Just to make it worse, as our current president and VP spout at people elsewhere in the world, offering up the obligitory theater with grand statements about freedom and democracy and human rights and freedom of speech, we seem to have a severe inability to face the reality of what actual protest here in the United States is likely to bring as a response from our own government, such as what we found as the Occupy Wall Street movement was wiped away, people hauled off to jail, mauled by paramilitary police in riot gear, even journalists being targeted as some sort of wrongdoers for daring to practice journalism as a free press and report on the events.

There was, just recently, a pretty big fuss in the news about the revelation of a recording of a telephone conversation between U.S. Assistant Secretary of State Victoria Nuland and U.S. Ambassador to Ukraine Geoffrey Pyatt. You might remember that one, the big item of the story was boiled down to a comment by Nuland saying “fuck the EU”. That got all the attention, the idea that high ranking diplomats, including the second highest in the US State Department, would say such a crude rude thing. Secondary to that was chatter about how such a conversation was recorded and made public, and that this was evidently the work of the Russians.

What didn’t seem to get much attention at all was that the conversation was generally about US diplomatic people seemingly discussing and deciding the future of the Ukrainian government, without the meddling of the European Union that Nuland was dismissing in blunt language, or, more to the point, the Ukrainians.

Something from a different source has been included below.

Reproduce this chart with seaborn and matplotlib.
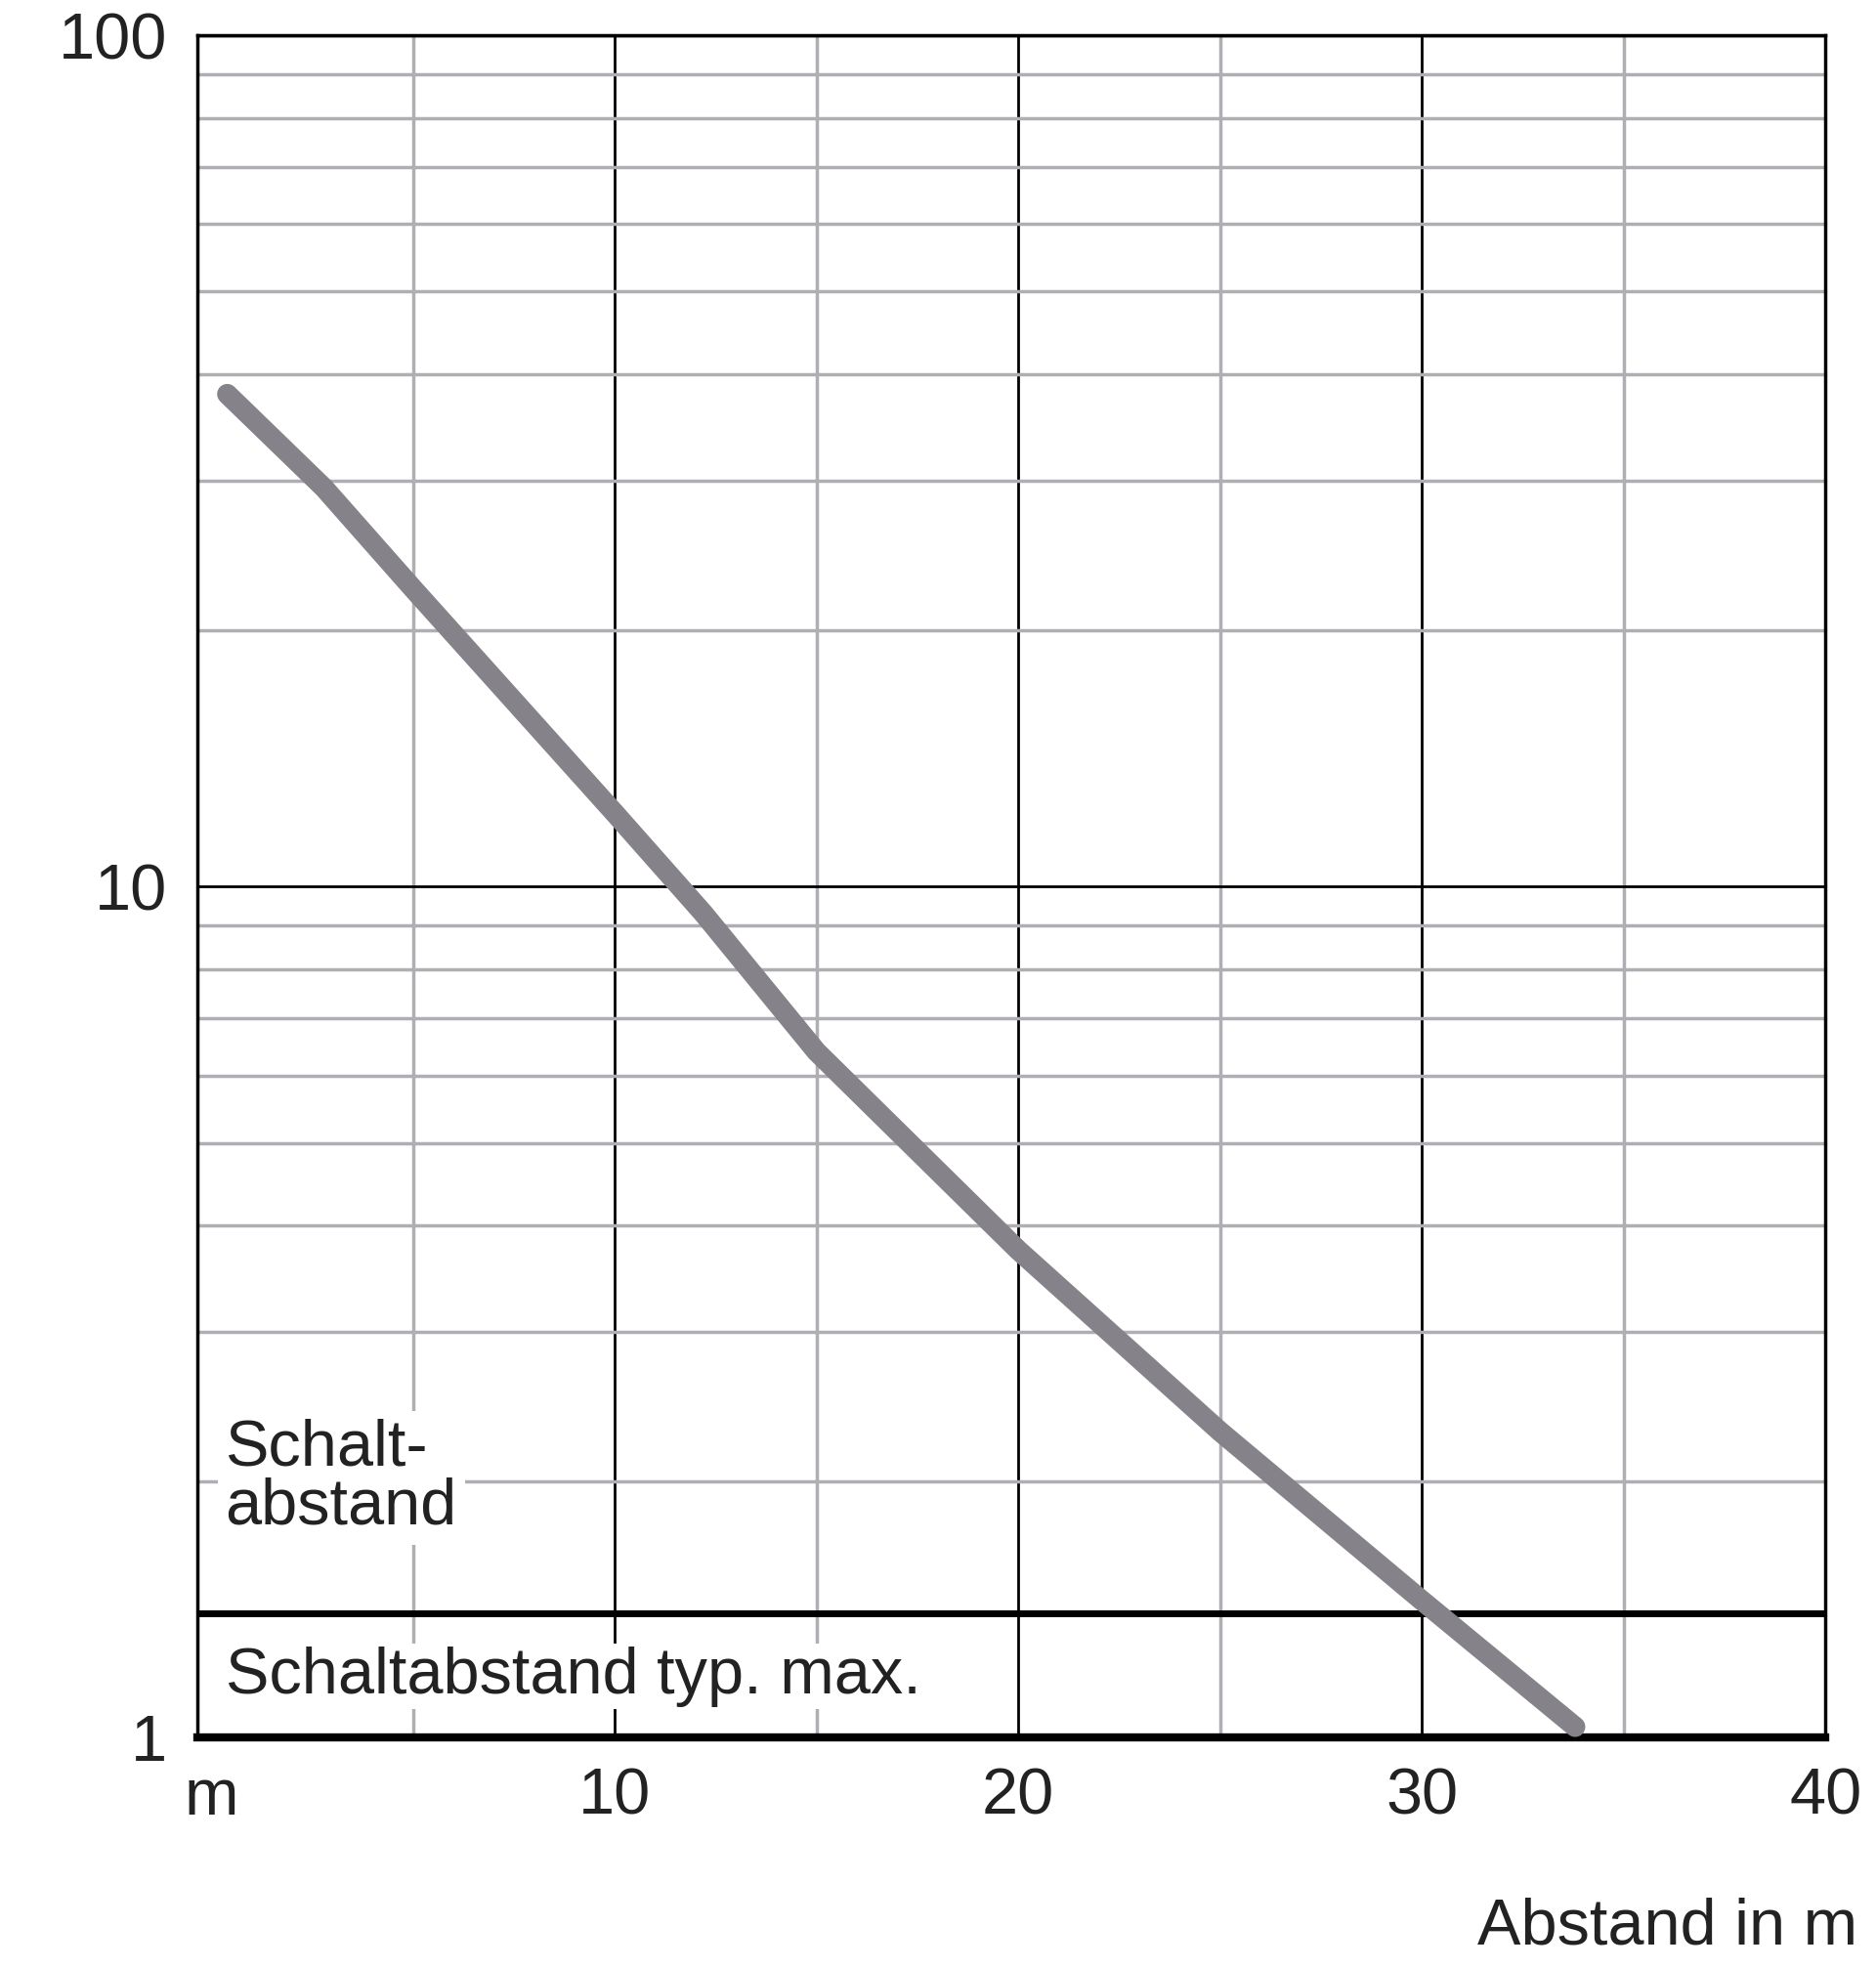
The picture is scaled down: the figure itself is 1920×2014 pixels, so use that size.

The twists and turns pile up even without considering the situation in the Ukraine. Considerable attention was given to the matter of the Russians said to be involved in the recording and release of that diplomatic phone conversation, with some indignation about that from the State Department people involved, even as we have the continuing revelations of how our own government has been, and still is, making everybody the subject of surveillance of electronic communications, including us, the people of the United States. That continues, even as US government officials go on about being the guardians of freedom for the world, with no sense of irony, or shame.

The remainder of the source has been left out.